Maria Guadalupe Gonzalez in the women's 20km at the IAAF World Race Walking Team Championships Rome 2016 (© Getty Images)
Had it not been for a knee injury, Maria Guadalupe Gonzalez would be swinging her fists rather than her legs and arms.
The Mexican race walker, like a fair few before her, came to the sport by accident rather than design.
The 20km silver medallist at the IAAF World Race Walking Team Championships Rome 2016 was forced to abandon hopes of boxing at the first Olympics to include women in 2012, and look for another route to fame and sporting glory.
Gonzalez took up running but soon discovered the knee was still a problem.
Cue the advice of a sports doctor in a country where race walking has been something of a national obsession since Jose Pedraza took silver at the 1968 Olympics in Mexico City.
The army sergeant’s last lap into the stadium where he first passed Soviet race walker Nikolay Smaga and was two strides from heading the great Vladimir Golubnichiy proved to be the stuff of legend.
The same coach as Pedraza’s guided dozens of top Mexican men to Olympic, World Championships and World Cup success, but Jerzy Hausleber drew a blank on champions from the fairer sex.
Mexico had just one senior World Cup women's medal before Saturday, a silver, won by Gabriel Mendoza in 1991, with other honours confined largely to Pan American and South American competition.
Gonzalez, though, could be the one to change all of that.
Doing the translation honours in Rome for the non-English speaking Mexican was none other than a man who knows exactly what it takes to break a world record, as well as win Olympic, World Championships and World Cup golds.
Jefferson Perez was as fascinated in the media tent as the journalists to hear Gonzalez’s tale from the boxing ring to race walking.
“I didn’t like race walking originally,” she said. “I wanted to be a boxer, and I thought I was quite good. As well as walkers, Mexico has also produced very good professional and amateur boxers.
“But I had problem with my knee, and it needed physiotherapy. The doctor who was treating me said race walking would allow me to stay fit for endurance work without the impact on my knee that boxing and running bring, so I tried it. Maybe God wanted me to be a race walker all the time.”
Whether it was divine intervention or sheer hard slog, Gonzalez improved dramatically since she took her first steps three years ago at the age of 24, a much later start than the average top race walker.
In one of her first ever competitions, she won the Mexican title in the 10,000m race walk. Little more than two weeks later, she won gold at the Central American and Caribbean Championships on home soil in Morelia.

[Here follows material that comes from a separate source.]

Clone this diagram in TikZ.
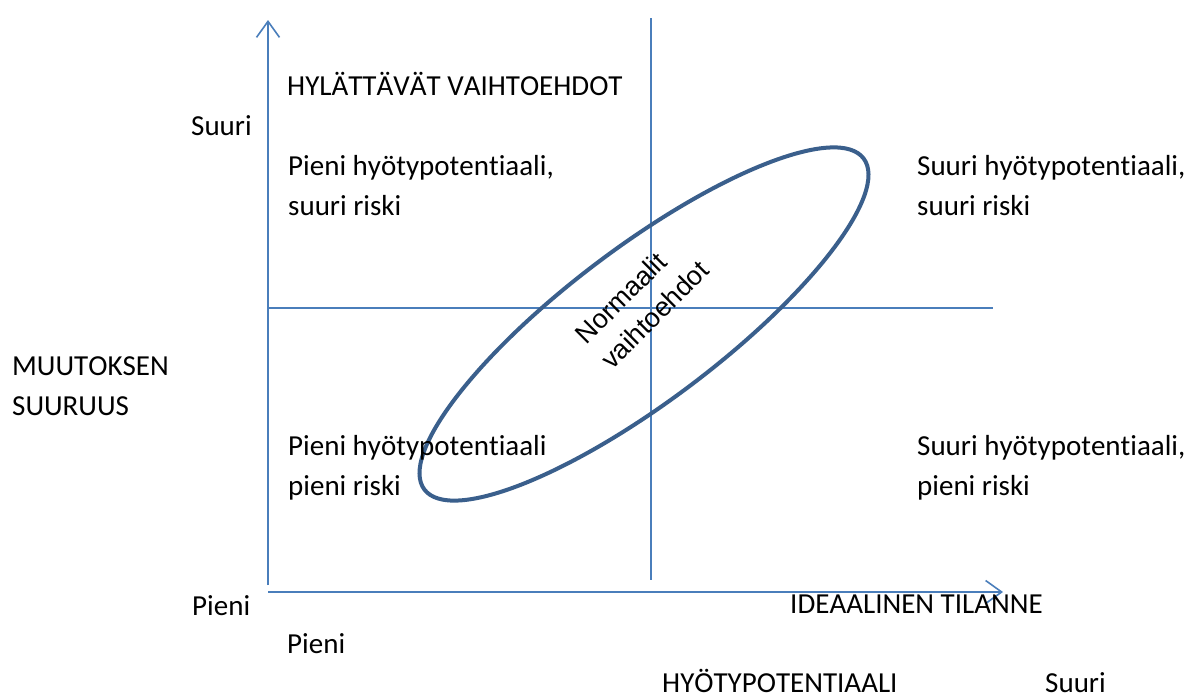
\documentclass[tikz,border=0pt]{standalone}
\usepackage{fontspec}
\setmainfont{Carlito}[Kerning=Off,Ligatures=NoCommon]
\newfontfamily\normfont{Liberation Sans}
\usetikzlibrary{arrows.meta,shapes.geometric}

\definecolor{axisblue}{HTML}{4A7EBB}
\definecolor{ovalblue}{HTML}{3A5F8C}

\tikzset{
  axis/.style={axisblue, line width=1.6pt},
  axisarrow/.style={axis, -{Straight Barb[length=16pt,width=23pt,line width=1.6pt]}},
  lbl/.style={anchor=base west, inner sep=0pt, align=left,
    font=\fontsize{29}{40}\selectfont},
}

\begin{document}
\begin{tikzpicture}[x=1pt,y=-1pt]
\useasboundingbox[fill=white] (0,0) rectangle (1191,697);

% axes and quadrant lines
\coordinate (origin) at (268,592);
\coordinate (ytop) at (268,20);
\coordinate (ybot) at (268,585);
\coordinate (xend) at (1003,592);
\coordinate (midtop) at (651,18);
\coordinate (midbot) at (651,580);
\coordinate (midleft) at (268,308);
\coordinate (midright) at (993,308);

\draw[axisarrow] (ybot) -- (ytop);
\draw[axisarrow] (origin) -- (xend);
\draw[axis] (midtop) -- (midbot);
\draw[axis] (midleft) -- (midright);

% normal alternatives
\node[draw=ovalblue, line width=4pt, ellipse, minimum width=550pt,
  minimum height=154pt, rotate=37] (normal) at (644,324) {};
\node[rotate=45, align=left, inner sep=0pt,
  font=\normfont\fontsize{27}{36}\selectfont] (normaltext) at (642,302)
  {Normaalit\\vaihtoehdot};

% quadrant texts (anchored at the last line)
\node[lbl] (reject) at (287,95) {HYLÄTTÄVÄT VAIHTOEHDOT};
\node[lbl] (tl) at (288,215) {Pieni hyötypotentiaali,\\suuri riski};
\node[lbl] (tr) at (917,215) {Suuri hyötypotentiaali,\\suuri riski};
\node[lbl] (bl) at (288,495) {Pieni hyötypotentiaali\\pieni riski};
\node[lbl] (br) at (917,495) {Suuri hyötypotentiaali,\\pieni riski};
\node[lbl] (ideal) at (790,613) {IDEAALINEN TILANNE};

% axis labels
\node[lbl] (ybig) at (191,135) {Suuri};
\node[lbl] (ytitle) at (12,415) {MUUTOKSEN\\SUURUUS};
\node[lbl] (ysmall) at (192,615) {Pieni};
\node[lbl] (xsmall) at (287,653) {Pieni};
\node[lbl, text depth=0pt] (xtitle) at (662,692) {HYÖTYPOTENTIAALI};
\node[lbl, text depth=0pt] (xbig) at (1045,692) {Suuri};
\end{tikzpicture}
\end{document}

She made her 20km debut at the start of 2014, clocking 1:33:42, but then smashed that by five minutes when she finished 16th at the IAAF World Race Walking Cup in Taicang, setting a national record of 1:28:48.
She went undefeated throughout 2015, winning at the IAAF Race Walking Challenge meeting in Chihuahua, the Pan-American Cup in Arica, and at the Pan-American Games in Toronto.
Her winning streak continued into 2016 when she successfully defended her title at Ciudad Juarez in March, winning by more than 500 metres. But despite her string of victories, her PB made her just the 20th-fastest woman on the entry list for Rome.
By the end of the race, though, she was among the quickest women there.
Gonzalez and Italy’s Eleonora Giorgi were the last to fall off the back of the brilliant Liu Hong, who claimed she was not entirely fit but was still good enough to beat a quality field.
Gonzalez was finally on her own when Giorgi was disqualified just short of the finish, and the Mexican believes her silver medal in a scintillating area record of 1:26:17 – which takes her to 23rd on the world all-time list – owed much to a course that started in the shadow of the Colosseum, and ended on a nearby athletics track via a two-kilometre loop.
“I actually enjoyed the course in Rome, because surprisingly there was a lot of shade and many trees,” said Gonzalez, who covered the second half in 42:26, quicker than the area record in the women’s 10km race walk. “I was expecting it to be more in the open and in sunlight.
“I was only at 1:28 before, so to do what I did was something of a surprise,” she added. “But when you are at this level of competition, you can be inspired by the competitors around you, and that helped a great deal.
“I am of course very pleased to do this time. Does it give me extra hope for a medal in Rio at the Olympic Games? Of course. A lot of the walkers who will be there are here at the Team Championships in Rome, and it will be hot in Brazil as well.”
Gonzalez shook her head when asked why it has taken nearly 50 years for Mexican women to make the breakthrough, but thinks the logical obvious of casting the medal net wider might have something to do with it.
“I don’t know why it’s taken so long for women to make their mark in Mexico, but the country’s athletics federation knows walking has been traditionally a good path to medals,” she said.
“If men can win medals, then why not women? It means Mexico can have even more medals, and we now have a chance to do that if women work as hard as men have in the past.
“This medal in Rome means I now have the reasons to work even harder.”